Records with drawing code:
:::
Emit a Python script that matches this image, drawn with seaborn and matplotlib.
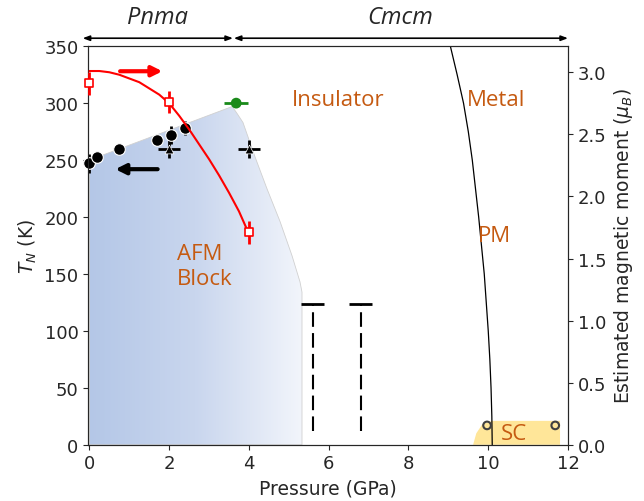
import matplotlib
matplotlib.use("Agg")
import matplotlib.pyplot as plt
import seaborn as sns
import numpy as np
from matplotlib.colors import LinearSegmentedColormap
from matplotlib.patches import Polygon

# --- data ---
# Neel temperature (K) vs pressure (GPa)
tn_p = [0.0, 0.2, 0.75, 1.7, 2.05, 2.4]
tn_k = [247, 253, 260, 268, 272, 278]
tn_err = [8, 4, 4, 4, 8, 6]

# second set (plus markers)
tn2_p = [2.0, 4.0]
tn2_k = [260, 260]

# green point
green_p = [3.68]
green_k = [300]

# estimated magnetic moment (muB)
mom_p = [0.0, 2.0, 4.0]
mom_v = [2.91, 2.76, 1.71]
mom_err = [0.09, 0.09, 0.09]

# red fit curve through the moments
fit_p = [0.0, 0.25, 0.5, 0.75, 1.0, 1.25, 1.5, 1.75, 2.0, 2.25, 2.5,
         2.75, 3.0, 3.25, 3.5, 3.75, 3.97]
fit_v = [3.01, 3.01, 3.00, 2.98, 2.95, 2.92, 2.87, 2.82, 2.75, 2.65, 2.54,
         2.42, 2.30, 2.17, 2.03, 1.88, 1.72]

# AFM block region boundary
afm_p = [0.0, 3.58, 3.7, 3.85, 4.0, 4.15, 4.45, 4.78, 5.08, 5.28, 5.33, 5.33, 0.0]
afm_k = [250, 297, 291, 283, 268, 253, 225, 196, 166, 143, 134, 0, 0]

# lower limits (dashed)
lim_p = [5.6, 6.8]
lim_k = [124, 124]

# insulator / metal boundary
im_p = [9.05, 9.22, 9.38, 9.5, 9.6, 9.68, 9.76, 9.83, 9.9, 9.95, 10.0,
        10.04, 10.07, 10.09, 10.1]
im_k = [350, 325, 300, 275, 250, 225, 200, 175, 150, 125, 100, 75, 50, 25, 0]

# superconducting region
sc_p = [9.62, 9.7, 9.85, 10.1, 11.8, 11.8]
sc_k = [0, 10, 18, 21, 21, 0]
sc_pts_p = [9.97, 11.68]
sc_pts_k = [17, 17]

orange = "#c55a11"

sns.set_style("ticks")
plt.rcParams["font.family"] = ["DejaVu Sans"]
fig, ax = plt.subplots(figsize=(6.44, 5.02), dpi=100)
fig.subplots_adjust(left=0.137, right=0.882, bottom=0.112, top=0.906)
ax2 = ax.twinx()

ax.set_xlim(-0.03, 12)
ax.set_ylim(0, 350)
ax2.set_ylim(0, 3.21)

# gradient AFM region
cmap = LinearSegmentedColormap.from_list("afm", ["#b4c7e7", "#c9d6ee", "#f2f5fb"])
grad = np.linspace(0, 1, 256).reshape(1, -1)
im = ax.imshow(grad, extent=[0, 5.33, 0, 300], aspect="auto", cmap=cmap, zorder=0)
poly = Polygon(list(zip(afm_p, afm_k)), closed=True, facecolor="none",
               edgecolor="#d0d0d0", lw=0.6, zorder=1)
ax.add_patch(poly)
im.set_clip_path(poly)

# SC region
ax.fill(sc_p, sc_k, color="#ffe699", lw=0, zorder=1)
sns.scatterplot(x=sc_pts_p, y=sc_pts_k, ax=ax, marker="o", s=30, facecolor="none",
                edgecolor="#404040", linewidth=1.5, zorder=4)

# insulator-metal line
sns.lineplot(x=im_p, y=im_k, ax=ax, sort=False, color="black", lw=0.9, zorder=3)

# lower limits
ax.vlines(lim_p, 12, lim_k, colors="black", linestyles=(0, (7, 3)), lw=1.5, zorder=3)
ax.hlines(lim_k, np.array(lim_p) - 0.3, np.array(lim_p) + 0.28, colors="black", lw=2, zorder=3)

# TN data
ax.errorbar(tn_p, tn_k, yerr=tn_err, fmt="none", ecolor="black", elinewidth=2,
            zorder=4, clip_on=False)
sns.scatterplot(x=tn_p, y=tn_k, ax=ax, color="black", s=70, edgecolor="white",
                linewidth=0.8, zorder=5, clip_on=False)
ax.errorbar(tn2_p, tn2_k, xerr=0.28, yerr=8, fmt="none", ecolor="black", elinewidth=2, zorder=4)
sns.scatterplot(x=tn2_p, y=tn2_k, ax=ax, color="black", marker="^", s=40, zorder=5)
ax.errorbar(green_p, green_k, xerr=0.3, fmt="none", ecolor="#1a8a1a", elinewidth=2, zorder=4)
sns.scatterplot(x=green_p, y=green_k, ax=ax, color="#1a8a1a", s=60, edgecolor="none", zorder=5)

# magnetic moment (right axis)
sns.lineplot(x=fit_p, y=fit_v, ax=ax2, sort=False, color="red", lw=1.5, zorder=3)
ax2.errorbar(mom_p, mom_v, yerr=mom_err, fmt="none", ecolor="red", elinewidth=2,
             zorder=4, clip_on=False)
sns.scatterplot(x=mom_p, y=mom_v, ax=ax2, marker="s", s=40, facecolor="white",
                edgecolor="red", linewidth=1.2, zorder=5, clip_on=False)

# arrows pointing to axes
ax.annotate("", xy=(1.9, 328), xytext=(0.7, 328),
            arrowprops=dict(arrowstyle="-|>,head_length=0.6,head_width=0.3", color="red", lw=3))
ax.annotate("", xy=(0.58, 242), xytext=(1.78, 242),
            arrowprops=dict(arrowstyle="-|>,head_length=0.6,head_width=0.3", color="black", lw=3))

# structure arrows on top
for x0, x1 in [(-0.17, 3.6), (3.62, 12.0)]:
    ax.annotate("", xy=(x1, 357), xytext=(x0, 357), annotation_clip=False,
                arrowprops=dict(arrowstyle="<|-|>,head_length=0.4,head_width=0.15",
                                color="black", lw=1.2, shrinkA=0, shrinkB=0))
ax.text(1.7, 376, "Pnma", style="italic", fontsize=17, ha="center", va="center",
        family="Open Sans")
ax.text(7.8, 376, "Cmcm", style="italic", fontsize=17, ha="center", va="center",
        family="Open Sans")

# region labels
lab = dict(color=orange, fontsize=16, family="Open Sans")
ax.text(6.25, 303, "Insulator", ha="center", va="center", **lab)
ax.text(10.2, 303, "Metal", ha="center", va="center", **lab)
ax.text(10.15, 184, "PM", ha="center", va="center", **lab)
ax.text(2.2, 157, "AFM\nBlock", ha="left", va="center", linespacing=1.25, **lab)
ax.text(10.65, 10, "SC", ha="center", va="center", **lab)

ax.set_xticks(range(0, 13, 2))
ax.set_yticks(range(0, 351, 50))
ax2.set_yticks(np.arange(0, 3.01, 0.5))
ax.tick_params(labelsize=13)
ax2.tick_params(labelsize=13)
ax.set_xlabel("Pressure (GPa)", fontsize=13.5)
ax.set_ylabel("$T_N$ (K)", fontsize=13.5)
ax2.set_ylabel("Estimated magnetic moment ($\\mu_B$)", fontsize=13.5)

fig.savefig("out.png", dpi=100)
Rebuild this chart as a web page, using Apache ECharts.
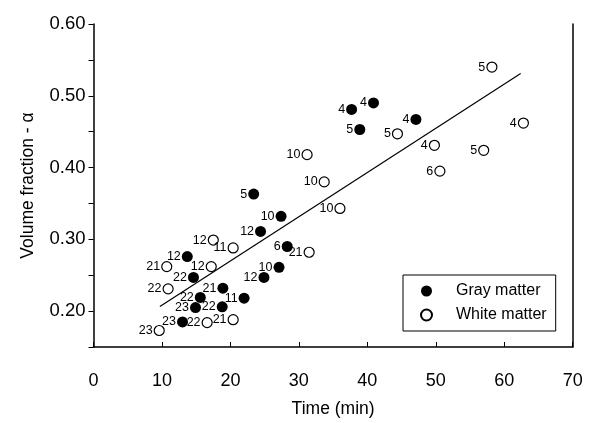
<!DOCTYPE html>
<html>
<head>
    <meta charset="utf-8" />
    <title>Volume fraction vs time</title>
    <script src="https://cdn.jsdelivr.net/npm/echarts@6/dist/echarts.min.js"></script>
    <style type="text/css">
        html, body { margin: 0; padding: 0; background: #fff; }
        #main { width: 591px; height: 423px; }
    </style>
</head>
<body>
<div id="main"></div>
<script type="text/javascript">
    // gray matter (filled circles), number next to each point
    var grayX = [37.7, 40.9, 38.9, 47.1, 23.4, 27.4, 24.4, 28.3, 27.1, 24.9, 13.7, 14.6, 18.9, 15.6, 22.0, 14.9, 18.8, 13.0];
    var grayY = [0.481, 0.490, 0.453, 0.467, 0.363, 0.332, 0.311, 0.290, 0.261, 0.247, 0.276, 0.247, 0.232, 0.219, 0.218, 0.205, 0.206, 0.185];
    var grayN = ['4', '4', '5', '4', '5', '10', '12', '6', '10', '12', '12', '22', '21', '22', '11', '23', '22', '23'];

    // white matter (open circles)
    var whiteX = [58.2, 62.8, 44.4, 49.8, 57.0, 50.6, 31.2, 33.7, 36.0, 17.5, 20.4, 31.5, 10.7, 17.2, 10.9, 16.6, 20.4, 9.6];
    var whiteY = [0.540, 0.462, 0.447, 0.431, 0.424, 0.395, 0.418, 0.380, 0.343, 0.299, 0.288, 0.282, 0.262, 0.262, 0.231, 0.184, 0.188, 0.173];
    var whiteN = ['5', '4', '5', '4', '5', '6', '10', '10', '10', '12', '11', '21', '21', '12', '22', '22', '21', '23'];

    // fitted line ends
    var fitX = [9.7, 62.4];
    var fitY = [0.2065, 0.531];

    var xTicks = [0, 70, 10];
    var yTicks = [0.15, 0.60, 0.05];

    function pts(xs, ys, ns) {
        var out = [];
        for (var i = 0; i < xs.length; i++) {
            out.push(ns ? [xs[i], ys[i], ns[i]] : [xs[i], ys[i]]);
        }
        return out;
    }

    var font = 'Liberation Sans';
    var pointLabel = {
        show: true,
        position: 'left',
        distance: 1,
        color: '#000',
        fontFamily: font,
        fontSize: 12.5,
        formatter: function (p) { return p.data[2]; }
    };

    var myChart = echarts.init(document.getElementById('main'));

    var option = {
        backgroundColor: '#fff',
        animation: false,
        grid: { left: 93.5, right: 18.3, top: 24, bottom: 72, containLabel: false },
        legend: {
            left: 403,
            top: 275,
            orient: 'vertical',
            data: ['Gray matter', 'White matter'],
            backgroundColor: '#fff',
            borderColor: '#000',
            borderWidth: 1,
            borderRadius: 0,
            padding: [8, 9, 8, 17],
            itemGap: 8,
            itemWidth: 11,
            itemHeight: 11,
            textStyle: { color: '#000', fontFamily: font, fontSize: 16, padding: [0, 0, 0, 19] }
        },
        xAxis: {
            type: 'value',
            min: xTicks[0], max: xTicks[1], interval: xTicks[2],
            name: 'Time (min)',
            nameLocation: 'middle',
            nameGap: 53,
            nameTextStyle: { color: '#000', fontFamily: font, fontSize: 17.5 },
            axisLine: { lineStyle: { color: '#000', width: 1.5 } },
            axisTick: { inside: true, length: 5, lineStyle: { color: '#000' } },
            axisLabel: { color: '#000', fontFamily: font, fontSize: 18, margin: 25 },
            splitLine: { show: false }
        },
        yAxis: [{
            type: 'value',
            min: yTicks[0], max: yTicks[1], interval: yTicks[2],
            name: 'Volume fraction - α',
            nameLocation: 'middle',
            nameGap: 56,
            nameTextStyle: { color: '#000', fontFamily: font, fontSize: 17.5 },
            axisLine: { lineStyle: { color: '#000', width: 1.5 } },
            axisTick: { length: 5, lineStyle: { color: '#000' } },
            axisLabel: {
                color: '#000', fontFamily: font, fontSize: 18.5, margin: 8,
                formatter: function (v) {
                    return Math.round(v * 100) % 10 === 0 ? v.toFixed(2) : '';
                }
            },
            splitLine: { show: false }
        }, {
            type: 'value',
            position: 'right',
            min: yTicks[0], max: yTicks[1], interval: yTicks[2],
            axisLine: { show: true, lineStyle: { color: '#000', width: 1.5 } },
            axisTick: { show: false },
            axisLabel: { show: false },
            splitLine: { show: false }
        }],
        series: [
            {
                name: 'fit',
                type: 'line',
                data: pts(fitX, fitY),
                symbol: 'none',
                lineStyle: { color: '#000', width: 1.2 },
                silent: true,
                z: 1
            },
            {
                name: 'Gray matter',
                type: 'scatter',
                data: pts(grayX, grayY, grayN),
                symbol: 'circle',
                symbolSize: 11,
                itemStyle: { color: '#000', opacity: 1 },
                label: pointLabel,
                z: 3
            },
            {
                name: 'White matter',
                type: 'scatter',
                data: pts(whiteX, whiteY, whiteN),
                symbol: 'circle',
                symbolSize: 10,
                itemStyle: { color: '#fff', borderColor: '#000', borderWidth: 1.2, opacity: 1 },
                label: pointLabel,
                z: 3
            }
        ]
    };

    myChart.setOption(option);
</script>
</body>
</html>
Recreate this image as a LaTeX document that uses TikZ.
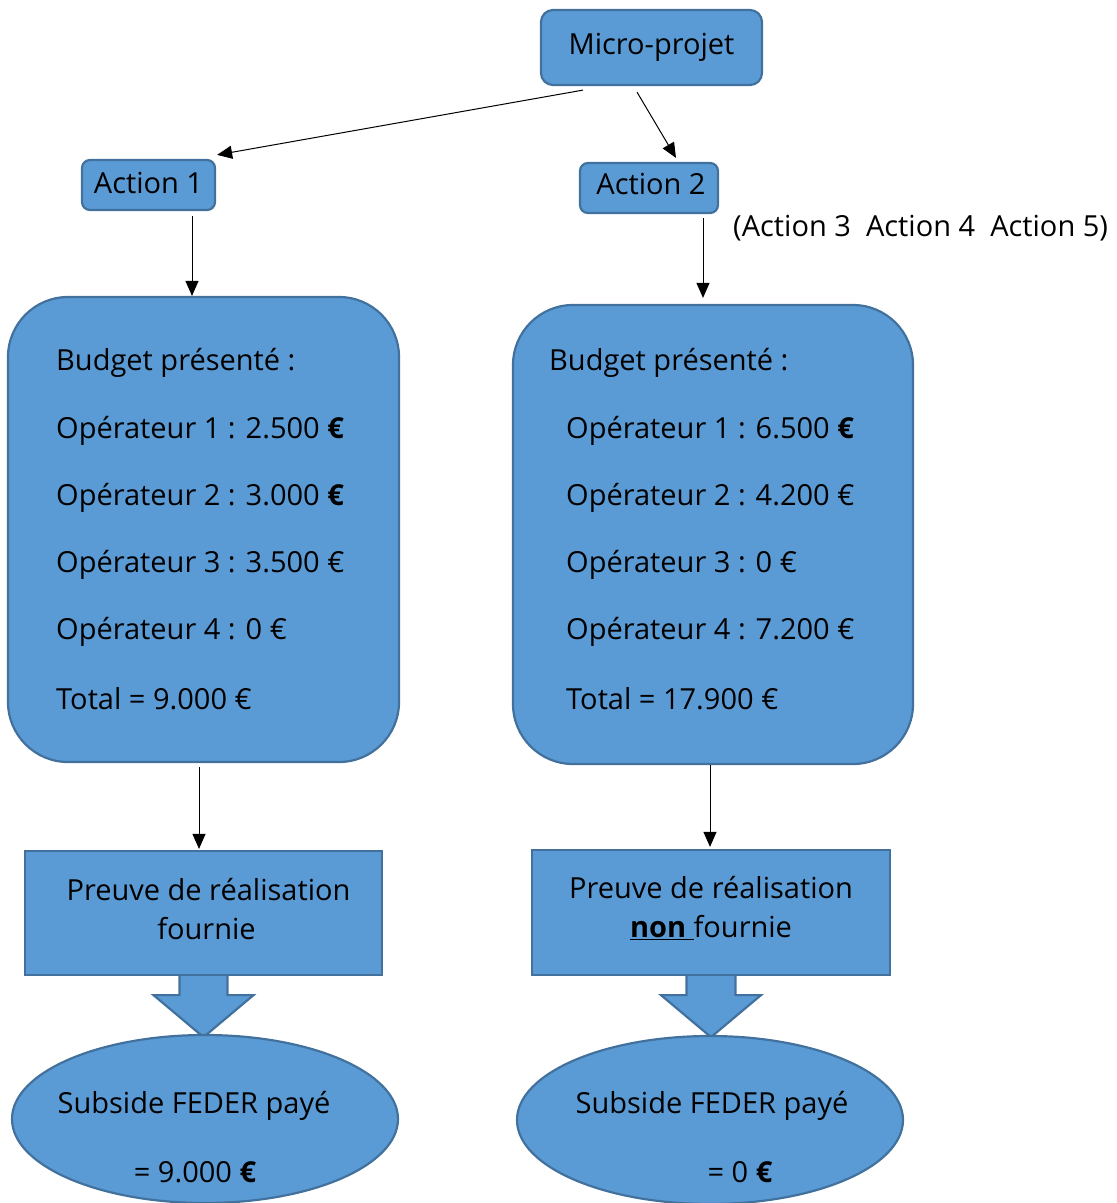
:::
> _WORK TO DO_
Both the first line of the records above and the line containing "mom_err = [0.09, 0.09, 0.09]" belong in the copy; please return them and every line between, exactly, minus the pictures.

> _THE OUTPUT_
Emit a Python script that matches this image, drawn with seaborn and matplotlib.
import matplotlib
matplotlib.use("Agg")
import matplotlib.pyplot as plt
import seaborn as sns
import numpy as np
from matplotlib.colors import LinearSegmentedColormap
from matplotlib.patches import Polygon

# --- data ---
# Neel temperature (K) vs pressure (GPa)
tn_p = [0.0, 0.2, 0.75, 1.7, 2.05, 2.4]
tn_k = [247, 253, 260, 268, 272, 278]
tn_err = [8, 4, 4, 4, 8, 6]

# second set (plus markers)
tn2_p = [2.0, 4.0]
tn2_k = [260, 260]

# green point
green_p = [3.68]
green_k = [300]

# estimated magnetic moment (muB)
mom_p = [0.0, 2.0, 4.0]
mom_v = [2.91, 2.76, 1.71]
mom_err = [0.09, 0.09, 0.09]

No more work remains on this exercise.